Current medical diagnostic situations associated with the measurement of polyvalent metal ions (Ca2+, Fe2+, Fe3+, Zn2+, Mn2+, Mg2+, Cu2+, etc.) similarly apply to veterinary diagnosis. Particularly, there is an increasing need to measure polyvalent metal ions in the field of food inspection but satisfactory alternatives are not yet available. Since ingredients present in most foods affect human health when ingested or otherwise taken into the body, it is necessary to quantitatively analyze food constituents using various assay techniques. Calcium ion is a typical example of polyvalent metal ions in food ingredients that need to be quantitatively analyzed. Calcium is the most abundant mineral in the body despite its relatively small amount circulating in blood. As explained above, blood calcium ions play a crucial role in regulating and controlling intracellular and extracellular physiological processes. The incidence of disease can be predicted depending on blood calcium ion level. Blood calcium ion level is even involved in the prevention of some cancers or osteoporosis. The elderly are at risk of calcium deficiency. In an effort to reduce this risk, calcium should be supplied through food intake. Currently, the consumption of calcium-containing foods is steadily on the rise.
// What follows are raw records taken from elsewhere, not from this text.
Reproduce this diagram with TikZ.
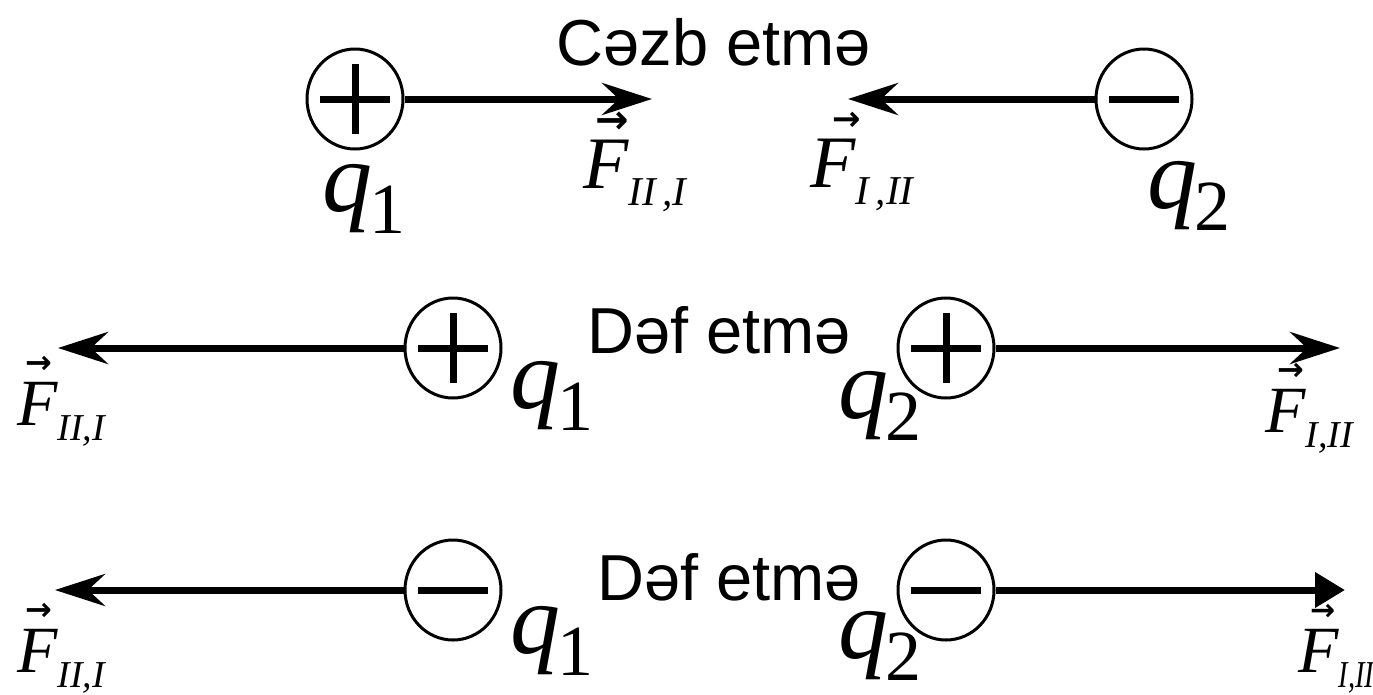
\documentclass[tikz,border=0pt]{standalone}
\usepackage{fontspec}
\setmainfont{Liberation Serif}
\newfontfamily\capfont{Liberation Sans}
\newfontfamily\arrfont{DejaVu Sans}
\usetikzlibrary{arrows.meta,shapes.geometric}
\newcommand{\qlab}[1]{\fontsize{100}{100}\selectfont\itshape q\kern-3pt\raisebox{-22pt}{\fontsize{72}{72}\selectfont\upshape #1}}
% #1 F size, #2 sub size, #3 sub lowering, #4 sub text, #5 arrow size, #6 arrow raise, #7 arrow shift
\newcommand{\flab}[7]{\fontsize{#1}{#1}\selectfont\itshape\makebox[0pt][l]{\hspace*{#7}\raisebox{#6}{\arrfont\bfseries\fontsize{#5}{#5}\selectfont →}}F\raisebox{-#3}{\fontsize{#2}{#2}\selectfont\itshape #4}}
\tikzset{
  charge/.style={ellipse, draw, line width=3pt, minimum width=96pt, minimum height=100pt, inner sep=0pt},
  sign/.style={line width=7pt},
  force/.style={line width=7pt, -{Stealth[length=50pt,width=32pt,inset=17pt]}},
  forcetri/.style={line width=7pt, -{Triangle[length=30pt,width=34pt]}},
  lab/.style={inner sep=0pt, anchor=base west},
  captext/.style={inner sep=0pt, font=\capfont\fontsize{65}{65}\selectfont}
}
\begin{document}
\begin{tikzpicture}[x=1pt,y=-1pt]
\useasboundingbox (0,0) rectangle (1373,694);
% row 1
\node[charge] (c11) at (355,99) {};
\node[charge] (c12) at (1144,99) {};
\draw[sign] ([xshift=-35pt]c11.center) -- ([xshift=35pt]c11.center);
\draw[sign] ([yshift=-35pt]c11.center) -- ([yshift=35pt]c11.center);
\draw[sign] ([xshift=-35pt]c12.center) -- ([xshift=35pt]c12.center);
\coordinate (t11) at (652,99);
\coordinate (t12) at (848,99);
\draw[force] (c11.east) -- (t11);
\draw[force] (c12.west) -- (t12);
\node[captext] (cap1) at (714,42) {Cəzb etmə};
\node[lab] (q11) at (322,211) {\qlab{1}};
\node[lab] (q12) at (1147,208) {\qlab{2}};
\node[lab] (f11) at (583,188) {\flab{74}{41}{17pt}{II\,,I}{40}{55pt}{12pt}};
\node[lab] (f12) at (810,187) {\flab{74}{41}{17pt}{I\,,II}{34}{57pt}{22pt}};
% row 2
\node[charge] (c21) at (453,348) {};
\node[charge] (c22) at (946,348) {};
\draw[sign] ([xshift=-35pt]c21.center) -- ([xshift=35pt]c21.center);
\draw[sign] ([yshift=-35pt]c21.center) -- ([yshift=35pt]c21.center);
\draw[sign] ([xshift=-35pt]c22.center) -- ([xshift=35pt]c22.center);
\draw[sign] ([yshift=-35pt]c22.center) -- ([yshift=35pt]c22.center);
\coordinate (t21) at (58,348);
\coordinate (t22) at (1340,348);
\draw[force] (c21.west) -- (t21);
\draw[force] (c22.east) -- (t22);
\node[captext] (cap2) at (719,330) {Dəf etmə};
\node[lab] (q21) at (510,408) {\qlab{1}};
\node[lab] (q22) at (838,418) {\qlab{2}};
\node[lab] (f21) at (17,425) {\flab{66}{38}{15pt}{II,I}{32}{52pt}{8pt}};
\node[lab] (f22) at (1265,432) {\flab{66}{38}{15pt}{I,II}{32}{52pt}{12pt}};
% row 3
\node[charge] (c31) at (453,590) {};
\node[charge] (c32) at (946,590) {};
\draw[sign] ([xshift=-35pt]c31.center) -- ([xshift=35pt]c31.center);
\draw[sign] ([xshift=-35pt]c32.center) -- ([xshift=35pt]c32.center);
\coordinate (t31) at (55,590);
\coordinate (t32) at (1345,590);
\draw[force] (c31.west) -- (t31);
\draw[forcetri] (c32.east) -- (t32);
\node[captext] (cap3) at (729,577) {Dəf etmə};
\node[lab] (q31) at (510,653) {\qlab{1}};
\node[lab] (q32) at (838,658) {\qlab{2}};
\node[lab] (f31) at (17,672) {\flab{66}{38}{15pt}{II,I}{32}{52pt}{8pt}};
\node[lab] (f32) at (1298,672) {\flab{66}{38}{15pt}{\scalebox{0.75}[1]{I,II}}{30}{52pt}{12pt}};
\end{tikzpicture}
\end{document}
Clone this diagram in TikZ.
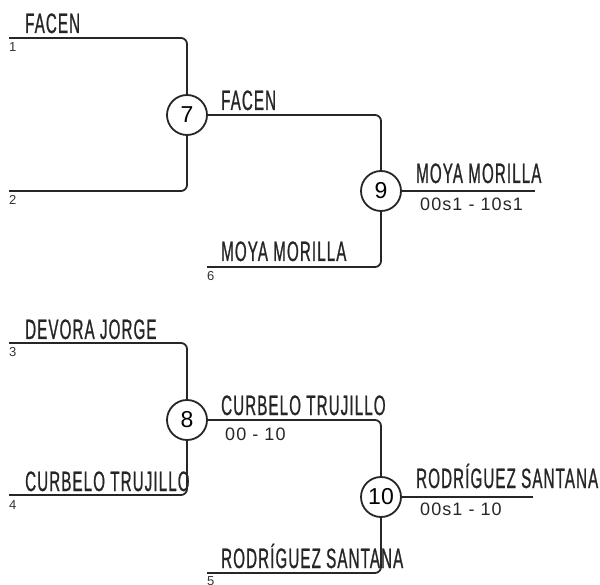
\documentclass[tikz,border=0pt]{standalone}
\usepackage{fontspec}
\setmainfont{Liberation Sans}
\newfontfamily\teamfont[FakeStretch=0.54,LetterSpace=4,FakeBold=0.8]{Liberation Sans}
\newfontfamily\scorefont[LetterSpace=6]{Liberation Sans}
\begin{document}
\begin{tikzpicture}[x=1pt,y=-1pt,
  match/.style={circle,draw=black!85,line width=1.8pt,minimum size=40pt,inner sep=0pt,font=\fontsize{23}{23}\selectfont},
  team/.style={anchor=base west,inner sep=0pt,text=black!85,font=\teamfont\fontsize{28}{28}\selectfont},
  seed/.style={anchor=base west,inner sep=0pt,text=black!80,font=\fontsize{13}{13}\selectfont},
  score/.style={anchor=base west,inner sep=0pt,text=black!85,font=\scorefont\fontsize{18}{18}\selectfont},
  bracket/.style={draw=black!85,line width=1.8pt,rounded corners=6pt}]
\useasboundingbox (0,0) rectangle (600,585);

% upper half
\coordinate (p1) at (9,38);
\coordinate (p2) at (9,191);
\coordinate (p6) at (207,267);
\coordinate (w9) at (535,191);
\node[match] (m7) at (187,115) {7};
\node[match] (m9) at (381,191) {9};

\node[seed] (s1) at (9,52) {1};
\node[seed] (s2) at (9,205) {2};
\node[seed] (s6) at (207,281) {6};

\node[team] (t1) at (25,33) {FACEN};
\node[team] (t7) at (221,110) {FACEN};
\node[team] (t6) at (221,261) {MOYA MORILLA};
\node[team] (t9) at (416,183) {MOYA MORILLA};
\node[score] (r9) at (420,211) {00s1 - 10s1};

\draw[bracket] (p1) -| (m7.north); \draw[bracket] (p2) -| (m7.south);
\draw[bracket] (m7.east) -| (m9.north); \draw[bracket] (p6) -| (m9.south);
\draw[bracket] (m9.east) -- (w9);

% lower half
\coordinate (p3) at (9,343);
\coordinate (p4) at (9,495);
\coordinate (p5) at (207,573);
\coordinate (w10) at (533,497);
\node[match] (m8) at (187,420) {8};
\node[match] (m10) at (381,497) {10};

\node[seed] (s3) at (9,357) {3};
\node[seed] (s4) at (9,509) {4};
\node[seed] (s5) at (207,585) {5};

\node[team] (t3) at (25,339) {DEVORA JORGE};
\node[team] (t4) at (25,491) {CURBELO TRUJILLO};
\node[team] (t8) at (221,415) {CURBELO TRUJILLO};
\node[score] (r8) at (225,440) {00 - 10};
\node[team] (t5) at (221,568) {RODRÍGUEZ SANTANA};
\node[team] (t10) at (416,488) {RODRÍGUEZ SANTANA};
\node[score] (r10) at (420,515) {00s1 - 10};

\draw[bracket] (p3) -| (m8.north); \draw[bracket] (p4) -| (m8.south);
\draw[bracket] (m8.east) -| (m10.north); \draw[bracket] (p5) -| (m10.south);
\draw[bracket] (m10.east) -- (w10);

\end{tikzpicture}
\end{document}
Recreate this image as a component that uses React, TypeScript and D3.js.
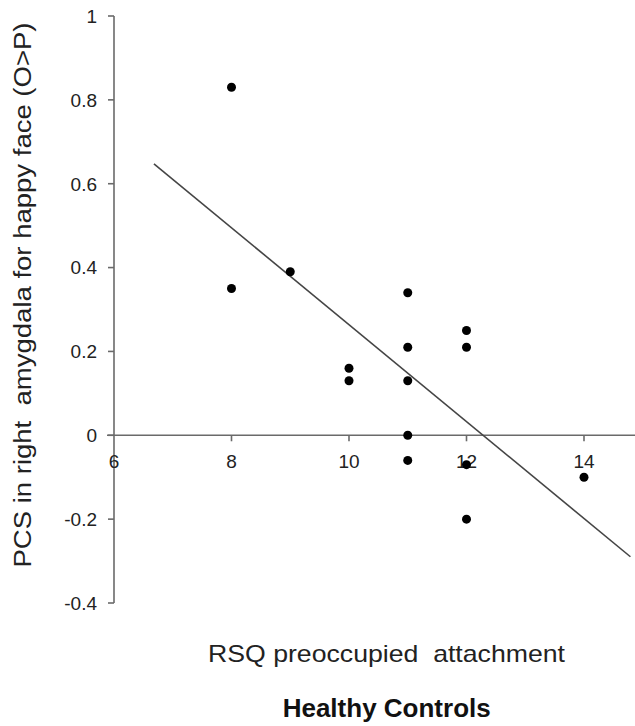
import React from "react";
import * as d3 from "d3";

const xValues = [8, 8, 9, 10, 10, 11, 11, 11, 11, 11, 12, 12, 12, 12, 14];
const yValues = [0.83, 0.35, 0.39, 0.16, 0.13, 0.34, 0.21, 0.13, 0, -0.06, 0.25, 0.21, -0.07, -0.2, -0.1];
const xTicks = [6, 8, 10, 12, 14];
const yTicks = [-0.4, -0.2, 0, 0.2, 0.4, 0.6, 0.8, 1];
const xDomain = [6, 15];
const yDomain = [-0.4, 1];
const fitExtent = [6.68, 14.79];
const xTitle = "RSQ preoccupied\u00a0 attachment";
const yTitle = "PCS in right\u00a0 amygdala for happy face (O>P)";
const chartTitle = "Healthy Controls";

const W = 635;
const H = 726;
const FONT = "'Liberation Sans', Arial, sans-serif";

export default function App() {
  const x = d3.scaleLinear().domain(xDomain).range([114, 642.75]);
  const y = d3.scaleLinear().domain(yDomain).range([603, 16]);

  const mx = d3.mean(xValues)!;
  const my = d3.mean(yValues)!;
  let sxy = 0;
  let sxx = 0;
  xValues.forEach((v, i) => {
    sxy += (v - mx) * (yValues[i] - my);
    sxx += (v - mx) * (v - mx);
  });
  const slope = sxy / sxx;
  const intercept = my - slope * mx;
  const fit = fitExtent.map((v) => [v, intercept + slope * v] as [number, number]);
  const lineGen = d3
    .line<[number, number]>()
    .x((d) => x(d[0]))
    .y((d) => y(d[1]));

  const axisColor = "#6a6a6a";
  const textColor = "#222";
  const y0 = y(0);
  const xAxisX = x(6);

  return (
    <svg
      width={W}
      height={H}
      style={{ position: "absolute", left: 0, top: 0, background: "#fff" }}
      fontFamily={FONT}
    >
      <rect width={W} height={H} fill="#fff" />
      {/* y axis */}
      <line x1={xAxisX} x2={xAxisX} y1={y(1)} y2={y(-0.4)} stroke={axisColor} strokeWidth={1.6} />
      {yTicks.map((t) => (
        <g key={"yt" + t}>
          <line x1={xAxisX - 6} x2={xAxisX} y1={y(t)} y2={y(t)} stroke={axisColor} strokeWidth={1.6} />
          <text
            x={97}
            y={y(t)}
            dy="0.36em"
            textAnchor="end"
            fontSize={19}
            fill={textColor}
          >
            {String(t)}
          </text>
        </g>
      ))}
      {/* x axis */}
      <line x1={xAxisX - 7} x2={W} y1={y0} y2={y0} stroke={axisColor} strokeWidth={1.6} />
      {xTicks.map((t) => (
        <g key={"xt" + t}>
          {t !== 6 && (
            <line x1={x(t)} x2={x(t)} y1={y0} y2={y0 + 6} stroke={axisColor} strokeWidth={1.6} />
          )}
          <text x={x(t)} y={468} textAnchor="middle" fontSize={19} fill={textColor}>
            {String(t)}
          </text>
        </g>
      ))}
      {/* fit line */}
      <path d={lineGen(fit) || ""} fill="none" stroke="#454545" strokeWidth={1.6} />
      {/* points */}
      {xValues.map((v, i) => (
        <circle key={"p" + i} cx={x(v)} cy={y(yValues[i])} r={4.5} fill="#000" />
      ))}
      {/* titles */}
      <text
        transform={`translate(31, 295) rotate(-90)`}
        textAnchor="middle"
        fontSize={23}
        fill={textColor}
        textLength={545}
        lengthAdjust="spacingAndGlyphs"
      >
        {yTitle}
      </text>
      <text
        x={386.5}
        y={662}
        textAnchor="middle"
        fontSize={24}
        fill={textColor}
        textLength={357}
        lengthAdjust="spacingAndGlyphs"
      >
        {xTitle}
      </text>
      <text
        x={386.7}
        y={717}
        textAnchor="middle"
        fontSize={26}
        fontWeight="bold"
        fill="#111"
      >
        {chartTitle}
      </text>
    </svg>
  );
}
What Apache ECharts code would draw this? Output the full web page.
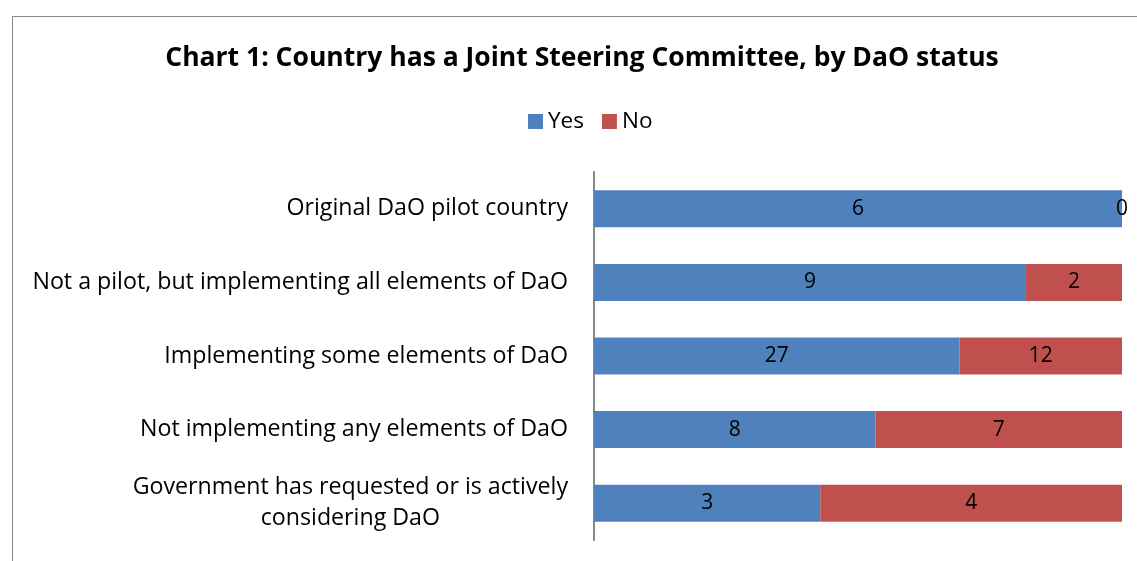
<!DOCTYPE html>
<html><head><meta charset="utf-8">
<script src="https://cdn.jsdelivr.net/npm/echarts@6/dist/echarts.min.js"></script>
<style>
html,body{margin:0;padding:0;background:#fff;}
#frame{position:absolute;left:12px;top:16px;width:1130px;height:560px;border-left:1.5px solid #8a8a8a;border-top:1.5px solid #8a8a8a;}
#c{position:absolute;left:0;top:0;width:1137px;height:561px;}
</style></head>
<body>
<div id="frame"></div>
<div id="c"></div>
<script>
const categories = [
  'Original DaO pilot country',
  'Not a pilot, but implementing all elements of DaO',
  'Implementing some elements of DaO',
  'Not implementing any elements of DaO',
  'Government has requested or is actively\nconsidering DaO'
];
const yesValues = [6, 9, 27, 8, 3];
const noValues = [0, 2, 12, 7, 4];

const FONT = 'Open Sans';
const totals = yesValues.map((v, i) => v + noValues[i]);
const yesPct = yesValues.map((v, i) => v / totals[i] * 100);
const noPct = noValues.map((v, i) => v / totals[i] * 100);

const chart = echarts.init(document.getElementById('c'));
chart.setOption({
  animation: false,
  title: {
    text: 'Chart 1: Country has a Joint Steering Committee, by DaO status',
    left: 577, top: 40, textAlign: 'center',
    textStyle: {fontFamily: FONT, fontSize: 26.5, fontWeight: 'bold', color: '#000'}
  },
  legend: {
    data: ['Yes', 'No'], left: 523, top: 105, icon: 'rect',
    itemWidth: 15, itemHeight: 15, itemGap: 18,
    textStyle: {fontFamily: FONT, fontSize: 22.5, color: '#000'}
  },
  grid: {left: 594, right: 15, top: 172, bottom: 21},
  xAxis: {type: 'value', min: 0, max: 100, show: false},
  yAxis: {
    type: 'category', inverse: true, data: categories,
    axisLine: {lineStyle: {color: '#888', width: 2}},
    axisTick: {show: false},
    axisLabel: {
      margin: 26, fontFamily: FONT, fontSize: 23.2, color: '#000', lineHeight: 31,
      formatter: function (v) {
        return v.split('\n').map(s => '{c|' + s + '}').join('\n');
      },
      rich: {c: {align: 'center', fontFamily: FONT, fontSize: 23.2, color: '#000', lineHeight: 31}}
    }
  },
  series: [
    {
      name: 'Yes', type: 'bar', stack: 's', data: yesPct, barWidth: 37,
      itemStyle: {color: '#4F81BD'},
      label: {show: true, position: 'inside', fontFamily: FONT, fontSize: 21, color: '#000',
        formatter: p => yesValues[p.dataIndex]}
    },
    {
      name: 'No', type: 'bar', stack: 's', data: noPct, barWidth: 37,
      itemStyle: {color: '#C0504D'},
      label: {show: true, position: 'inside', fontFamily: FONT, fontSize: 21, color: '#000',
        formatter: p => noValues[p.dataIndex]}
    }
  ]
});
</script>
</body></html>
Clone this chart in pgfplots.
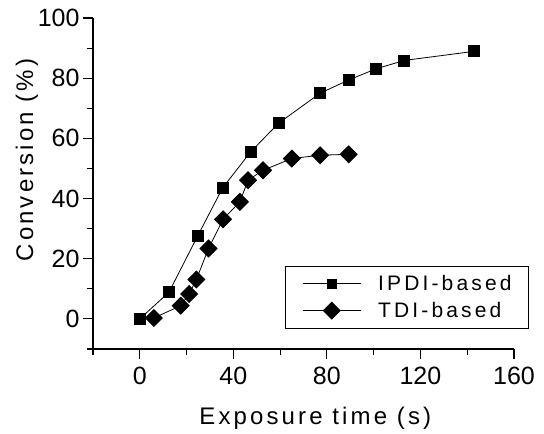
\documentclass[border=0pt]{standalone}
\usepackage{pgfplots}
\pgfplotsset{compat=1.18}
\usepackage{fontspec}
\setmainfont{Liberation Sans}
\newfontfamily\tickfont{Liberation Sans}
\newfontfamily\labfont[LetterSpace=13]{Liberation Sans}
\newfontfamily\legfont[LetterSpace=15]{Liberation Sans}
\begin{document}
\begin{tikzpicture}
\begin{axis}[
  at={(0pt,0pt)}, anchor=south west,
  scale only axis, width=421pt, height=331pt,
  xmin=-20, xmax=160, ymin=-10, ymax=100,
  axis x line*=bottom, axis y line*=left,
  axis line style={line width=1.3pt, -},
  xtick={0,40,80,120,160}, ytick={0,20,40,60,80,100},
  minor xtick={-20,20,60,100,140}, minor ytick={-10,10,30,50,70,90},
  tick style={line width=1.1pt, black},
  major tick length=10pt, minor tick length=6pt,
  tick align=outside,
  /pgf/number format/assume math mode=true,
  ticklabel style={font=\fontsize{25}{30}\tickfont},
  xticklabel style={yshift=-5pt},
  xlabel={Exposure time (s)}, ylabel={Conversion (\%)},
  label style={font=\fontsize{24}{28}\labfont},
  xlabel style={at={(axis description cs:0.528,-0.2296)}, anchor=base},
  ylabel style={at={(axis description cs:-0.1425,0.571)}, anchor=base, rotate=0},
  clip=false,
  legend style={at={(axis description cs:0.456,0.2508)}, anchor=north west,
    draw=black, line width=0.8pt, font=\fontsize{21}{25}\legfont,
    inner xsep=17pt, inner ysep=9pt, row sep=10pt,
    nodes={inner sep=0pt},
    /tikz/every odd column/.append style={column sep=17pt}},
  legend cell align=left,
  legend image code/.code={\draw[mark repeat=2,mark phase=2,#1] plot coordinates {(0pt,0pt)(29pt,0pt)(58pt,0pt)};},
]
\addplot[black, line width=0.8pt, mark=square*, mark size=5.5pt, legend image post style={mark size=4.5pt}] coordinates {
(0,0)(12.5,8.9)(24.7,27.5)(35.4,43.5)(47.4,55.5)(59.3,65)(77.1,75)(89.3,79.4)(101,83.1)(113.1,85.9)(142.8,88.9)};
\addlegendentry{IPDI-based\hspace{22pt}}
\addplot[black, line width=0.8pt, mark=square*, mark size=6pt, mark options={rotate=45}] coordinates {
(6,0.3)(17.5,4.4)(21.1,8.3)(24.2,13.1)(29.4,23.4)(35.6,33.1)(42.8,38.9)(46.3,46.1)(52.7,49.4)(65,53.3)(77.1,54.4)(89.3,54.7)};
\addlegendentry{TDI-based}
\end{axis}
\path (-93pt,-78pt) rectangle (451pt,349pt);
\end{tikzpicture}
\end{document}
The above calcium quantification methods can be applied to food samples. However, most of the methods require sample pretreatment, making it difficult to quickly inspect foods or automate periodic analysis processes during food production or management. Particular minerals in food are quantified by chemical methods or atomic absorption spectroscopy methods for quantitative analysis of polyvalent metal ions (Ca2+, Fe2+, Fe3+, Zn2+, Mn2+, Mg2+, Cu2+, etc.) after sample pretreatment for metal ion chelation and additional processing for measuring chelated conjugates. In contrast, ion selective electrodes (ISEs) have attracted much attention because of their potential to reduce the number of analysis processes and relative low price. However, currently commercially available ISEs have the problems of low analytical accuracy and poor stability when used to analyze complex samples, such as blood and food samples.